If in the light of God’s provision for obedience, of His promise of working all His good pleasure in you, of His giving you a new heart, with the indwelling of His Son and Spirit, you still fear obedience is not possible, do ask God to open your eyes truly to know His will.44[I once again refer to a new book, The Two Covenants and the Second Blessing, for further exposition of the sufficiency of the grace of the New Covenant to fit us for entire obedience.] If your judgment be convinced, and you assent to the truth theoretically, and yet fear to give up yourself to such a life, I say to you too, Do ask God to open your eyes and bring you to know His will for yourself. Do beware lest the secret fear of having to give up too much, of having to become too peculiar and entirely devoted to God, keep you back. Beware of seeking just religion enough to give ease to the conscience, and then not desiring to do and be  and give God all He is worthy of.

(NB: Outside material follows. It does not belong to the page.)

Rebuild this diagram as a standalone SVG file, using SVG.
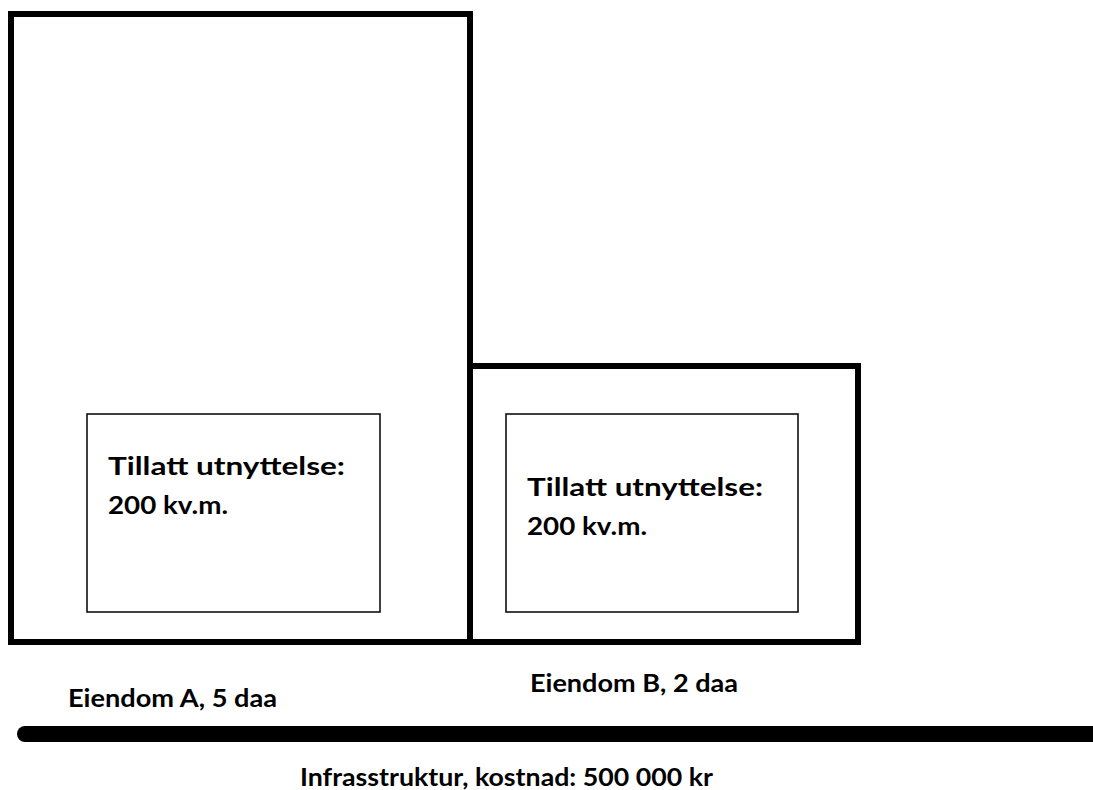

And beware, above all, of ‘limiting’ God, of making Him a liar, by refusing to believe what He has said He can and will do.

If our study in the school of obedience is to be of any profit, rest not till you have written it down—Daily obedience to all that God wills of me is possible, is possible to me. In His strength I yield myself to Him for it.

But, remember, only on one condition. Not in the strength of your resolve or effort, but that the unceasing presence of Christ, and the unceasing teaching of the Spirit of all grace and power be your portion. Christ, the obedient One, living in you, will secure your obedience. Obedience will be to you a life of love and joy in His fellowship.